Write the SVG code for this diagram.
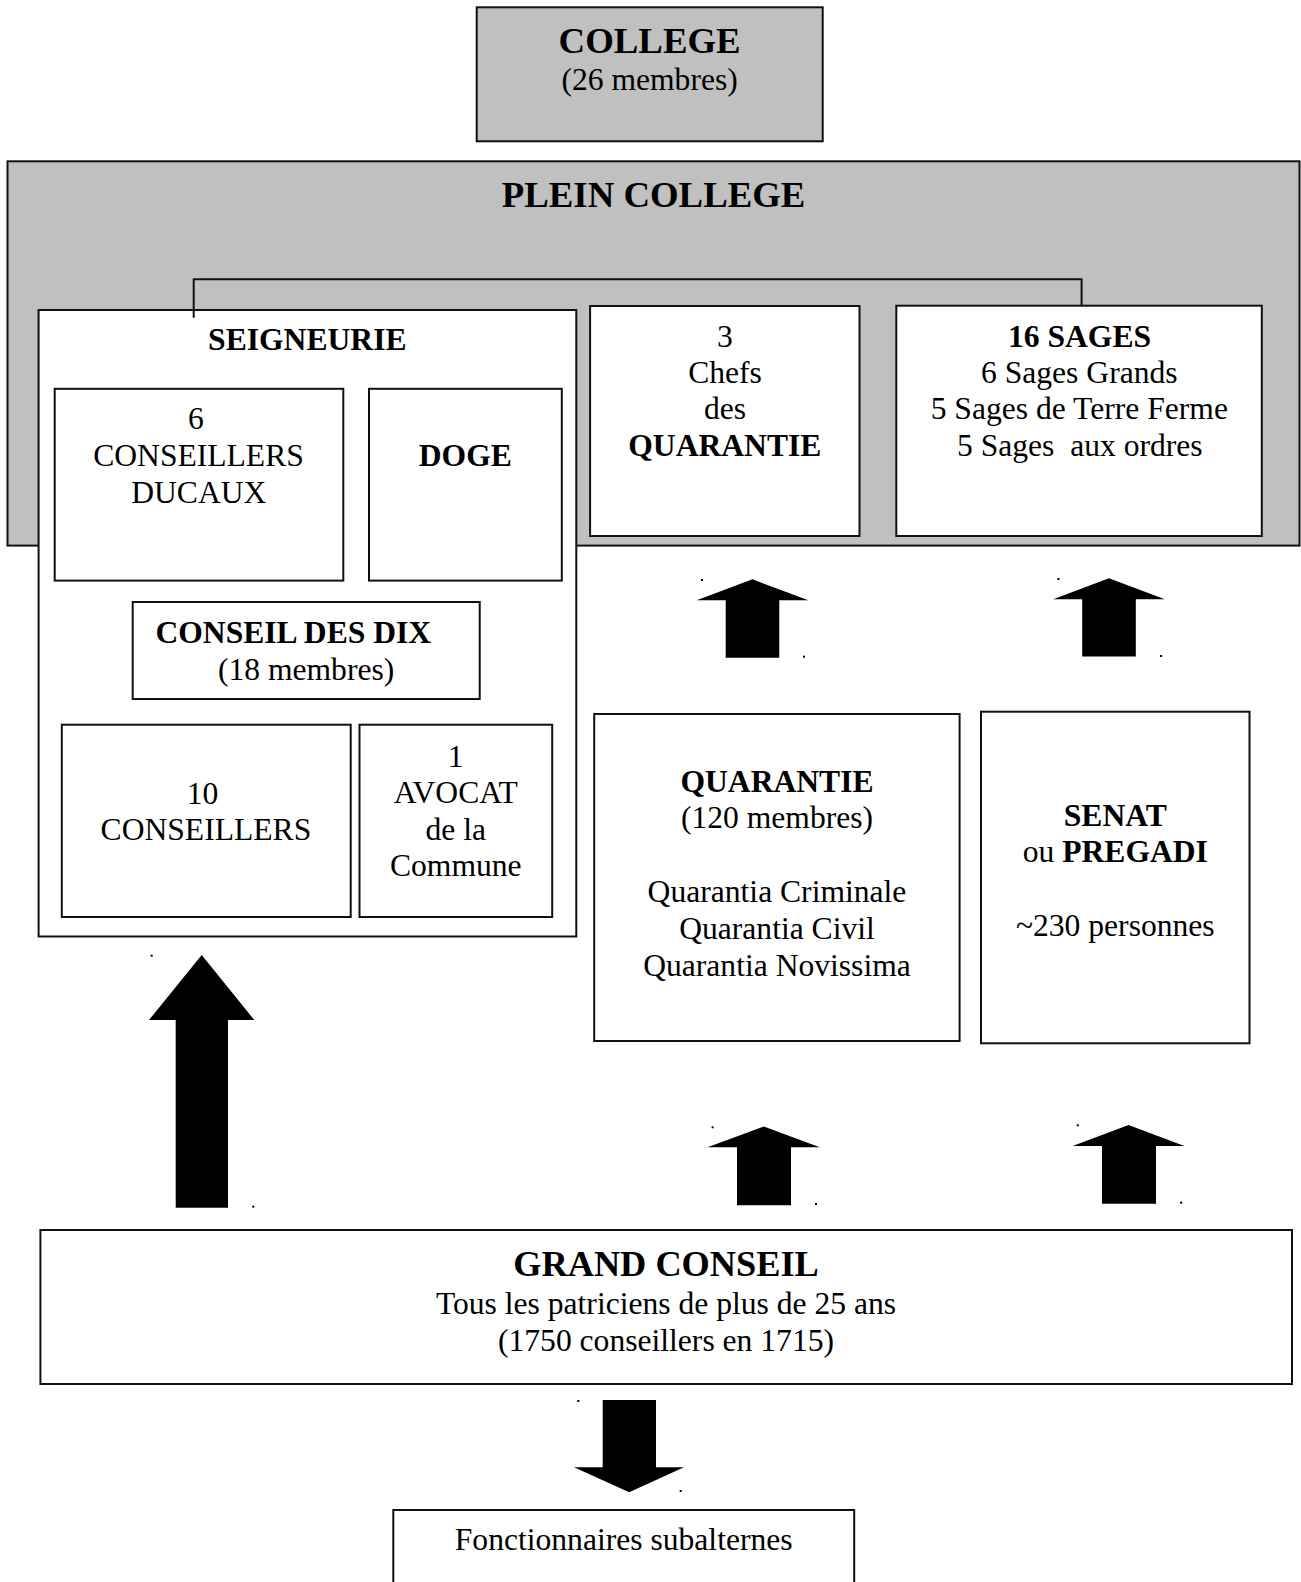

******************************

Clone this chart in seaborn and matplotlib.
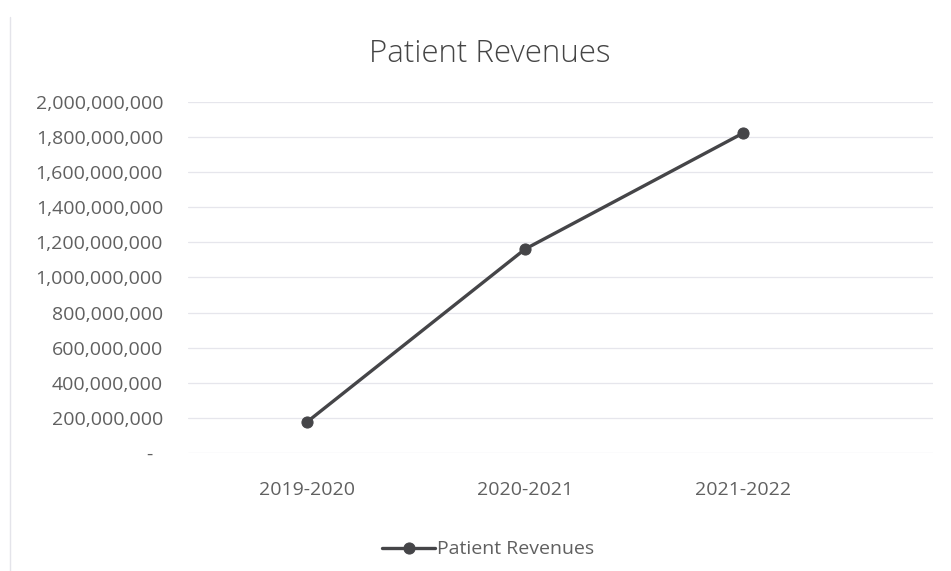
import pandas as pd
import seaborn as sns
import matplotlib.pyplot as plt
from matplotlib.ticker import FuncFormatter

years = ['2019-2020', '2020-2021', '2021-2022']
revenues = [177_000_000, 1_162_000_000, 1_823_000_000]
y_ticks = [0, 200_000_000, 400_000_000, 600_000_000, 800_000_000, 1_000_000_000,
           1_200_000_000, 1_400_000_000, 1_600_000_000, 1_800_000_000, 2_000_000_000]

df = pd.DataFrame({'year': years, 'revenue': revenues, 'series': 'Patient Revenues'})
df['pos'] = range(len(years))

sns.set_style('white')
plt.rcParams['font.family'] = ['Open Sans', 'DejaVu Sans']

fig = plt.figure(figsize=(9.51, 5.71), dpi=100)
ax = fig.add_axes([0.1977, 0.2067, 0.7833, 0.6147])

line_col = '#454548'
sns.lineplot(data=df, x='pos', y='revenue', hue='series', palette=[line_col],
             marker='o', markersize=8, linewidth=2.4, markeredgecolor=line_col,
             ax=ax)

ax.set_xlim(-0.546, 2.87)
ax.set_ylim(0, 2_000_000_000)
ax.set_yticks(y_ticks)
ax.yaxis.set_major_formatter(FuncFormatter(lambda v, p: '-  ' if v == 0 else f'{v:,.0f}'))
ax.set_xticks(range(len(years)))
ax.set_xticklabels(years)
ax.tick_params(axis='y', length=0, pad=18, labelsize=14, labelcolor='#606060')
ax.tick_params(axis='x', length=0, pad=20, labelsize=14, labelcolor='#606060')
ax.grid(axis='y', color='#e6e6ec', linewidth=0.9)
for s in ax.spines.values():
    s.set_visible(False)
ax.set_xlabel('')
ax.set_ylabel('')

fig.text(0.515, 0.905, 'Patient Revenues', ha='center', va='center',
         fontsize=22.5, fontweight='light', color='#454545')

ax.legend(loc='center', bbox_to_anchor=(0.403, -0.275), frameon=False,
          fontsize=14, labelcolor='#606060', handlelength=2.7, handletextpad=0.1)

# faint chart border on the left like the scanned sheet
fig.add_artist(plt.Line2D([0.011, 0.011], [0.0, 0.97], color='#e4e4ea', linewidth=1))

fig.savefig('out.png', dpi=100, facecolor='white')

******************************

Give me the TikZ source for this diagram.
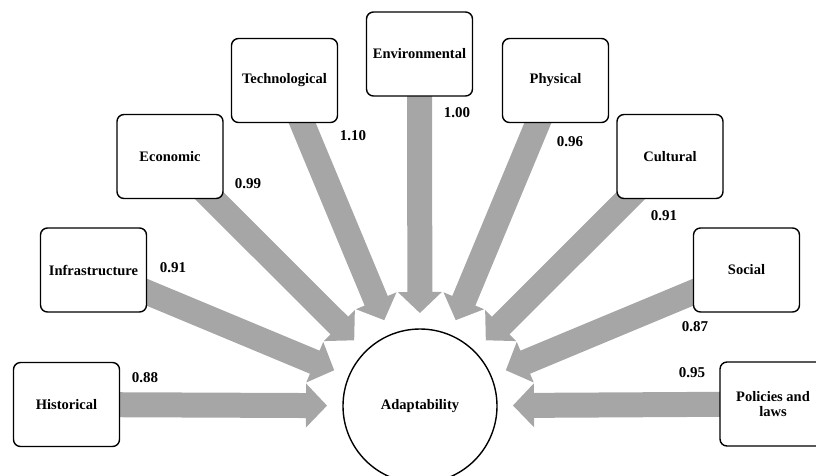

******************************

Scan the lines for the string "chart". Copy out each line that matches.

◆ Finished answer:
Clone this chart in seaborn and matplotlib.
# faint chart border on the left like the scanned sheet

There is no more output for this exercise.